# Apple's WWDC



## borg (Aug 7, 2006)

As I type (its now 7:30 PM IST, 7th August), Apple's Worldwide developer conference is just hours away. Steve Jobs will be delivering a keynote in San Fransisco's Moscone centre (as always). Apple is expected to announce & preview the next version of Mac OS X, ie 10.5 codenamed Leopard.

More on this as news comes in. Sadly there is no live webcast of the keynote. Only text streams.

Anyone wanting live coverage (text) can goto

*www.macrumorslive.com/web/

live coverage with photos on

*www.engadget.com/2006/08/07/live-from-wwdc-2006-steve-jobs-keynote/

There are many more websites offering the same.


----------



## mail2and (Aug 8, 2006)

I loved Time Machine.

Ofcourse, they haven't revealed all features yet. Just 10 of them. That is to stop the Redmond photocopiers running too quickly 

Btw, that Vista and Tiger comparison was awesome.


----------



## gxsaurav (Aug 8, 2006)

I actually liked last years keynote, tiger was a worthwhile upgrade from MacOS X 10.1, due to core video & core audio, seriously they were way too behind in terms of GPU based UI & video acceleration, something the Redmond product already gave in term of Directshow, & directX

But this year, it's hilarious, time machine is "new" ROFL , then I think System Restore from Windows ME time, & Shadow copy of Windows server 2003 which was released 8 & 3 years ago, are already behind, I mean, common apple, even if u copy, don't say u don't. But, some Mac Fanatics will never understand, that it's apple who copied, instead they will say, MS copies

Core Animation is good, Windows has DCOM based animations in Windows XP, but it's not completely GPU driven, so core animation wins cos they are first to do this instead of vista which already is working using Vector based layers from day 1. Apple just bought it first to the market, just like when they copied spotlight & bought it first to the market, charging $130 for it, which was shown in Vista build 3xxx about 3 years ago

Oh! again wait, Avlon, it's been there in Vista from what, 4 years i guess, actully day 1, ever heard of WPF

Oh! wait, spotlight now support searching on networks too, great, i saw this feature first time on Windows & linux, network search has been there from Windows NT era

Finally, Mail 3 has notes, to do & standerd HTML mail/templates, gr8, we Windows users are so missing these features with Outlook XP/2003/2007  

ichat, ok, no discussion on this, I never used this & no idea how it works, but surely I like Yahoo messenger 3 for Mac's design (sue yahoo for this)
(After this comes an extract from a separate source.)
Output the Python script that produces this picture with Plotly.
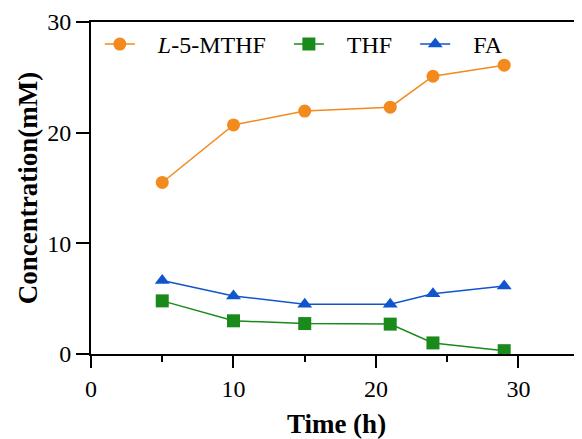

Spaces is good, as Windows doesn't have Vitual desktops by default, cos we can group similar tasks in the taskbar, something Docks can't do. Now call it copying or borrowing, but i have seen this feature in Linux from a long time already

some mac fanboys said, they have not even shown all the features, mark my words, their won't be anymore, maybe 2 or 3 again copied from MS, & charged $130 again. Seriously, is that how they justify the upgrade cost, this is more like a service pack

oh! Wait, there were 200 new features in Tiger, each dashboard widget was a new feature  

Good thing they moved to Xeons, this was a much asked upgrade, in the professional market, now at least we can have similar config based comparisons of these apps, Cinebench anyone...! But still, they are sailing it as a Workstation, with a 7300GT, what a combination, a gaming grade graphics card for a workstation is joke anyway, that too, a lower end gaming grade card, at least Quadro FX 4000 or FireGL would have been better. Their comparison with a dell precision is a joke again, why don't they add a real workstation grade graphics card, which cost a lot more then a $80 7300GT to the Mac & then compare the price, this is completely biased, Quadro FX 5500 itself costs more then $900, or maybe it was Quadro4 500 they compared to, which was relesed 6 years ago

"Looks like we may have a crash. People are mumbling. Relaunches, fails, switches machines." Why was this written there? how can a Mac crash, it's crash proof

by the way, someone said, Vista got Ra*e*, oh yeah sure, this is what they said last year, & the year before that, but, what do we have in here, Windows XP still the most used OS out there

I wanna ask, why Vista got ra*p*d? What are the features in Leopard, which we already didn’t, had in Windows from a looooooooooooooong time. Atleast Redmiond, isn't crapping about competitors to lure customars to them, cos they don't need to. First bring some valid point to argue, isnted of saying "Jalo boy jalo"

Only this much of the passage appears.